Set problem: Return the lines below that carry the word "this".
====== Input material ======
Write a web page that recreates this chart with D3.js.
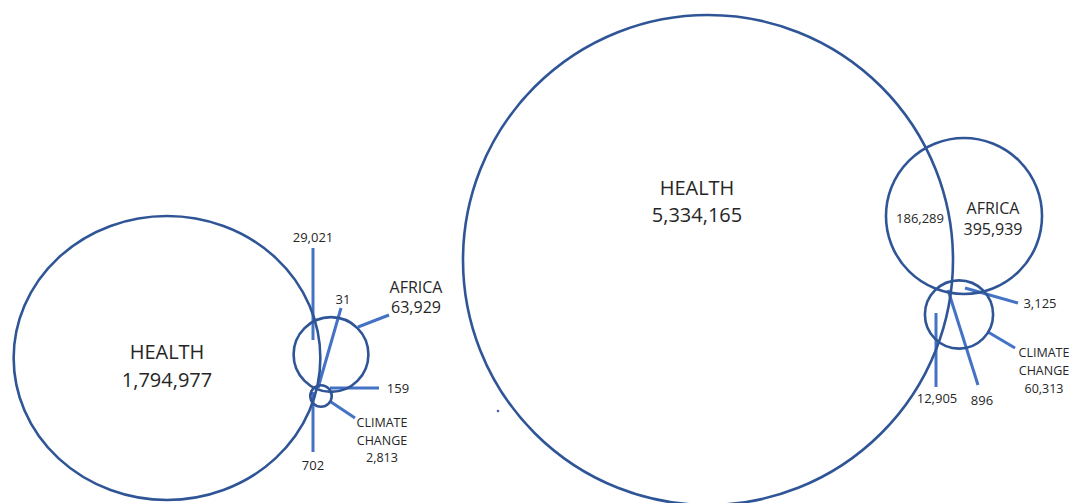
======
====== Input material ======
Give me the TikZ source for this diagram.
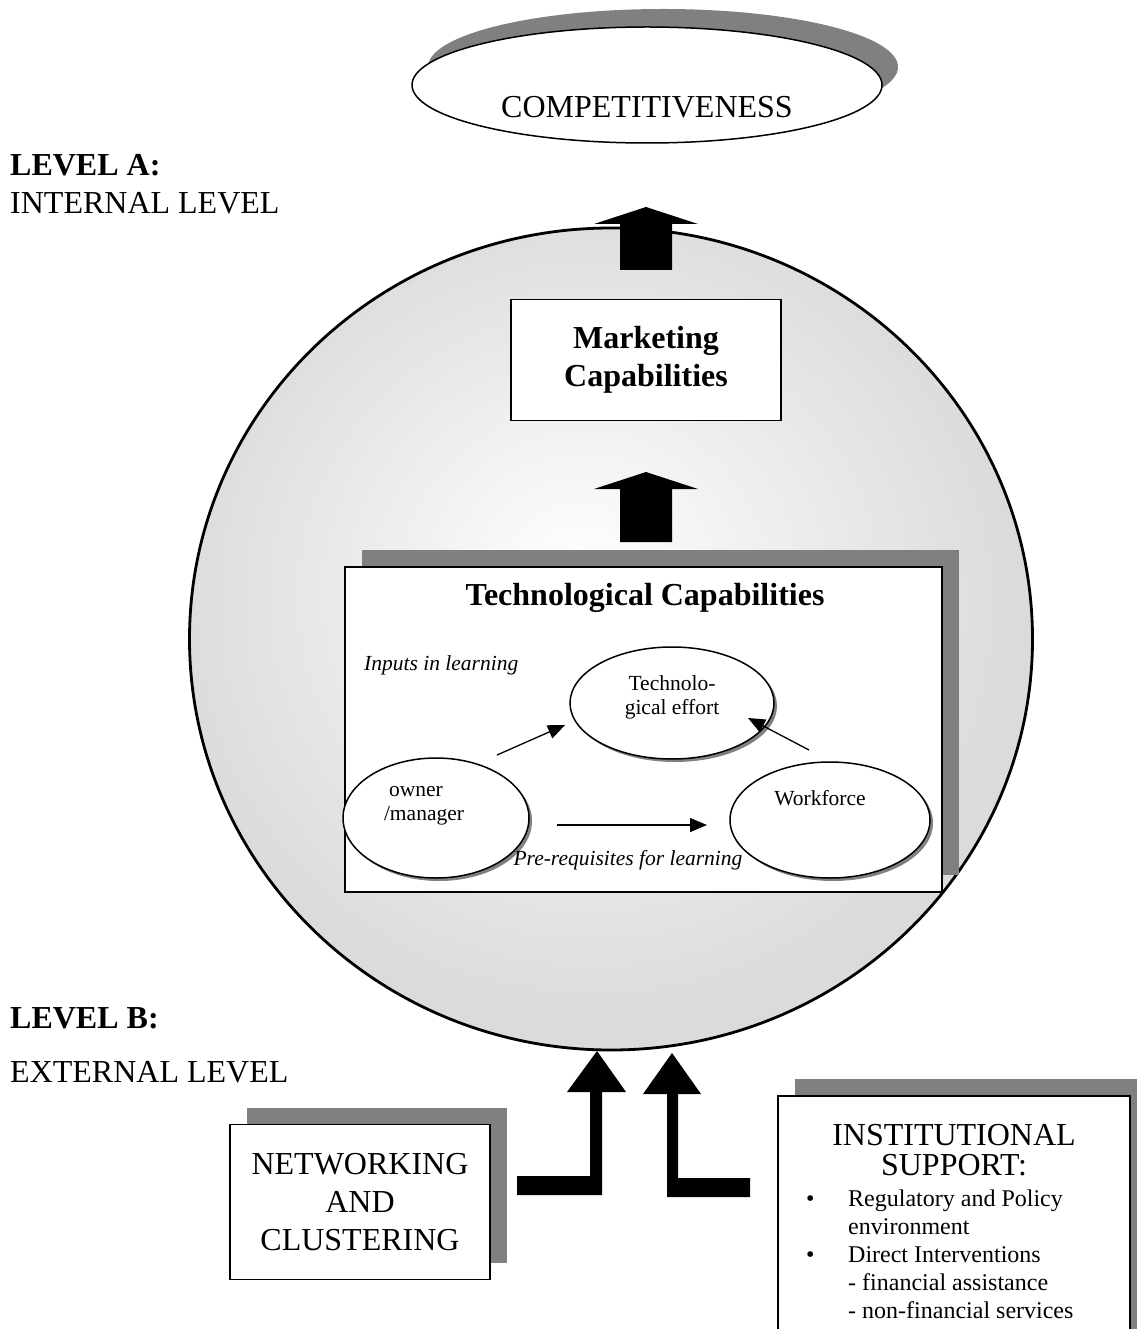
======
====== Input material ======
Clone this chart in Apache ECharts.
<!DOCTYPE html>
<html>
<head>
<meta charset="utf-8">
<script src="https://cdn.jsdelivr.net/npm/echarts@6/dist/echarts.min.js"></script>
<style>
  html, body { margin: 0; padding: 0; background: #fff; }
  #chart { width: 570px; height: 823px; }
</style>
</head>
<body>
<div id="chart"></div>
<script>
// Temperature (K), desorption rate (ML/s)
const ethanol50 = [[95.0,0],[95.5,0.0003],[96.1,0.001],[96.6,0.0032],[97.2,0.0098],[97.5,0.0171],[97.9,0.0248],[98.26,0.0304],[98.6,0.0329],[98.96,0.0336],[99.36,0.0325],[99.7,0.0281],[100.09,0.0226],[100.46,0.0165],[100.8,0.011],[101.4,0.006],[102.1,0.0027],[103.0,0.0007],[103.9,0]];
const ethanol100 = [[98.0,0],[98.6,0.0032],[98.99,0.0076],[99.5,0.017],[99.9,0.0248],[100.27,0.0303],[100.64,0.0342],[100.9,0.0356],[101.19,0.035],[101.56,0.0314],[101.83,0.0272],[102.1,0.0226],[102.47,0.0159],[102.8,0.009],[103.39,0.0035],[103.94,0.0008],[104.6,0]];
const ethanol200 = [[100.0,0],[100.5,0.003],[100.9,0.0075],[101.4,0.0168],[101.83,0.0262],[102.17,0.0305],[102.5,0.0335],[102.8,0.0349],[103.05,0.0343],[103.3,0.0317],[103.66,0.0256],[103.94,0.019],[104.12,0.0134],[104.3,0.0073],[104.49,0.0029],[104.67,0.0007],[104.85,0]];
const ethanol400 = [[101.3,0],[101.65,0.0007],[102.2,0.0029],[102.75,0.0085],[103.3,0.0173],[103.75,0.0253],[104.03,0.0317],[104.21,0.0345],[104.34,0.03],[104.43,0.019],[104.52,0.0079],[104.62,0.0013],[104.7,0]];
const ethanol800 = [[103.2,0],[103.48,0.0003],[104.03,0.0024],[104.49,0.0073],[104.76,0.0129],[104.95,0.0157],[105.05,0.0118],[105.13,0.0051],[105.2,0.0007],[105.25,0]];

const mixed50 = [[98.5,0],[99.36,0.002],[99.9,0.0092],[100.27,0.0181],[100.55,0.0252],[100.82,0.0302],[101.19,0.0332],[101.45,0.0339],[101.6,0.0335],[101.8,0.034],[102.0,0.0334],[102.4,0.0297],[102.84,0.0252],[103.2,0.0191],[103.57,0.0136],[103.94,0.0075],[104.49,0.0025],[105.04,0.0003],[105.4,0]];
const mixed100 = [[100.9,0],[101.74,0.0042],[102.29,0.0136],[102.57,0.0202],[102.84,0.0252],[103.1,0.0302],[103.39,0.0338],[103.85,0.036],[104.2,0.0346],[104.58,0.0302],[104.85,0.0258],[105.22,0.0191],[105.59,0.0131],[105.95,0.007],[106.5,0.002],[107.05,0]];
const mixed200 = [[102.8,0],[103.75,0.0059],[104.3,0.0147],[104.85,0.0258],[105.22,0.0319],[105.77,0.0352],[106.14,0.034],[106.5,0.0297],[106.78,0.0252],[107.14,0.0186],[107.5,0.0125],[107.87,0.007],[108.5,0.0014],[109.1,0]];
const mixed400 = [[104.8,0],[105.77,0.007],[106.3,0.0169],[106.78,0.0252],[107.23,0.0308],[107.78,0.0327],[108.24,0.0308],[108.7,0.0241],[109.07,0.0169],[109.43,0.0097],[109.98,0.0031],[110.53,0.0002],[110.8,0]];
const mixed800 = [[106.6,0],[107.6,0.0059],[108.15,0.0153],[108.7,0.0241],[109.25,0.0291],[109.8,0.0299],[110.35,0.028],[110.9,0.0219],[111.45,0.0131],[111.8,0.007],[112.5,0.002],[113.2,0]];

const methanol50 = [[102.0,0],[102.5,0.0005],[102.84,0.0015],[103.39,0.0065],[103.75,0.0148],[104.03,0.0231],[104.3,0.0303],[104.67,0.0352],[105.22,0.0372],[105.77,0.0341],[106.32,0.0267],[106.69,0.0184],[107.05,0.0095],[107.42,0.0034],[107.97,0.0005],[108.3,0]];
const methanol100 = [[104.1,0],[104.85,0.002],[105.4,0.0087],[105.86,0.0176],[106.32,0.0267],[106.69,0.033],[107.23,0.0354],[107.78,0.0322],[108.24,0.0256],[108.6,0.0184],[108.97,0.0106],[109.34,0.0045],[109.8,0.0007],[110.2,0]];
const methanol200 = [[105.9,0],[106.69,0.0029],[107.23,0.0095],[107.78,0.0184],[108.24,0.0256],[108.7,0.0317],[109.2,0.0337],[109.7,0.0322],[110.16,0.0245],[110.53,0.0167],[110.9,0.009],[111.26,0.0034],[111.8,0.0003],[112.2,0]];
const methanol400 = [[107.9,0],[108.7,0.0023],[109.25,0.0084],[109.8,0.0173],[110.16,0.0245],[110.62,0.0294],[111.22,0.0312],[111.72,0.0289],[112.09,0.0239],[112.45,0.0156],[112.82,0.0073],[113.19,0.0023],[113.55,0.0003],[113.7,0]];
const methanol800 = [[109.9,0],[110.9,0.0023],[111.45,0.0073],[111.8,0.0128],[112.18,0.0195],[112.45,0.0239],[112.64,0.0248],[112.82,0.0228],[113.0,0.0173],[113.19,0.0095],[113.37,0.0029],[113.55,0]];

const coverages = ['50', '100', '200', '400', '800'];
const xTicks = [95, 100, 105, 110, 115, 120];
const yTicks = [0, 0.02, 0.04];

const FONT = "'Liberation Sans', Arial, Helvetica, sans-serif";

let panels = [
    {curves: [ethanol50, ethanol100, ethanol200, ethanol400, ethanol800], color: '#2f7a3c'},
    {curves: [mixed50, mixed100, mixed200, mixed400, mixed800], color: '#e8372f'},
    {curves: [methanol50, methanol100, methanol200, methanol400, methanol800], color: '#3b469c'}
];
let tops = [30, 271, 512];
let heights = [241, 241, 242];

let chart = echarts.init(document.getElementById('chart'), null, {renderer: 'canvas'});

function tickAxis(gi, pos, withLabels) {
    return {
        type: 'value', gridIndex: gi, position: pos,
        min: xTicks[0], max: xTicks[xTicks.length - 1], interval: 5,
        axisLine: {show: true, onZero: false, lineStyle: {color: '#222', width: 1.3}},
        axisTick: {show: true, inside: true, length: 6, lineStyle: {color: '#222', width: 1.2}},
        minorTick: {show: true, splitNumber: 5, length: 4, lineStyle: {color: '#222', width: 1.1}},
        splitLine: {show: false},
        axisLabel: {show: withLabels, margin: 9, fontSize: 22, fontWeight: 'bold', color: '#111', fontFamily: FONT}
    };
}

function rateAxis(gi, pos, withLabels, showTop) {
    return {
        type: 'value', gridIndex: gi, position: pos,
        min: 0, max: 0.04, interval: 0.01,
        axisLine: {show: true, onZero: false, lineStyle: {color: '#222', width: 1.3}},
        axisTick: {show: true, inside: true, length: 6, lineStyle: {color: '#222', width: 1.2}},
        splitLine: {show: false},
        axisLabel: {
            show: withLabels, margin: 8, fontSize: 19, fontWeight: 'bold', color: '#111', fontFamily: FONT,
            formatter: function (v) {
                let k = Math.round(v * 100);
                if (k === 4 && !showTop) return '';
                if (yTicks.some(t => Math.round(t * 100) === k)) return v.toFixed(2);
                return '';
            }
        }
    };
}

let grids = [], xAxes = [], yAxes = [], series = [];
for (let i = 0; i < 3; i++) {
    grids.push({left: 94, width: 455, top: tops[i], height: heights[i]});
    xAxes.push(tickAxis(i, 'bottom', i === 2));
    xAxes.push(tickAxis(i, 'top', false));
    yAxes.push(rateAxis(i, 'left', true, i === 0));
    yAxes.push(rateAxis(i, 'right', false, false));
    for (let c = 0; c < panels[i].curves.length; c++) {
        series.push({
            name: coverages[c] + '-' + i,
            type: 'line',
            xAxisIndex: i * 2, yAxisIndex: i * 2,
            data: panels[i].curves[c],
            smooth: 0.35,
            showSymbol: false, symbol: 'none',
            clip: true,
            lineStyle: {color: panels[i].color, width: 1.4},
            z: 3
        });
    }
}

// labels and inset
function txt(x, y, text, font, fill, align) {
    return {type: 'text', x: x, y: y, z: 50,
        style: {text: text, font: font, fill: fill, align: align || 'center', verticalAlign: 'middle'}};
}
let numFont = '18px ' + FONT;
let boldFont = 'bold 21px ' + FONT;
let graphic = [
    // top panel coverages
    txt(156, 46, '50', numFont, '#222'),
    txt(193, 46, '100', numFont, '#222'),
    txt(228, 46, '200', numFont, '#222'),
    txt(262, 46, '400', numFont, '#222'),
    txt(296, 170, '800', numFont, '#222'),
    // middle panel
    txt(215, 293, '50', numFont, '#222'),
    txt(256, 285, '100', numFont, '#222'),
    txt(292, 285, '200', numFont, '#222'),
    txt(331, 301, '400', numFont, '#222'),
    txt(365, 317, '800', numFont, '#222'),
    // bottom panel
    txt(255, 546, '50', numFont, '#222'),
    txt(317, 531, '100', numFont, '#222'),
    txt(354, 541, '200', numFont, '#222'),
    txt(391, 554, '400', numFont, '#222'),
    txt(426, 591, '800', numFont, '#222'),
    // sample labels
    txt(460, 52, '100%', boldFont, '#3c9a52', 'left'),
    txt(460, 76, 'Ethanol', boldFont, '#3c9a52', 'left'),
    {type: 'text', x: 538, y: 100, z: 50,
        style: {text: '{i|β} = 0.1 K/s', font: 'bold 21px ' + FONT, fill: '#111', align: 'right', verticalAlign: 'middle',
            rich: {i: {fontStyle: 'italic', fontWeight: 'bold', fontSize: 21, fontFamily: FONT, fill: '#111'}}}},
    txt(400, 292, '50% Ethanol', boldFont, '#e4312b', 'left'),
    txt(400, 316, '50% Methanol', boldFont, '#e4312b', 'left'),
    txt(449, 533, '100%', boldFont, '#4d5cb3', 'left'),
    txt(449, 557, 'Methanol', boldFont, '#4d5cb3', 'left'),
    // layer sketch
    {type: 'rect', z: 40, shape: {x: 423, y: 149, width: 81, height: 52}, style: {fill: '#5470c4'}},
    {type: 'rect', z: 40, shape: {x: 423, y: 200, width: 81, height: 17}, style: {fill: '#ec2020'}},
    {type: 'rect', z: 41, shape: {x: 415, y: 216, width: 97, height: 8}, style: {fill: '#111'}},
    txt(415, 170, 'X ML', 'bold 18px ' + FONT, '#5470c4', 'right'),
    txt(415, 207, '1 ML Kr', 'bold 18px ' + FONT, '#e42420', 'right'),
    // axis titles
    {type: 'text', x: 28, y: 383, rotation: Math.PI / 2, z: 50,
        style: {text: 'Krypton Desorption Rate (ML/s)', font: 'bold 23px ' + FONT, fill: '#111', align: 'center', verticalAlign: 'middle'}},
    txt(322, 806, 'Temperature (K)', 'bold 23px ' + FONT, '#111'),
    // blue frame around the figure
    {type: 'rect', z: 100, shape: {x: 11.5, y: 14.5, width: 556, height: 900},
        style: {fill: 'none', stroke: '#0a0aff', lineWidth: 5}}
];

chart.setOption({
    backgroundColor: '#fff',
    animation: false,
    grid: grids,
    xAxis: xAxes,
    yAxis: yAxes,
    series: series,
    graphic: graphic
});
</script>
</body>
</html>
======
Response:
Write a web page that recreates this chart with D3.js.
Give me the TikZ source for this diagram.
Clone this chart in Apache ECharts.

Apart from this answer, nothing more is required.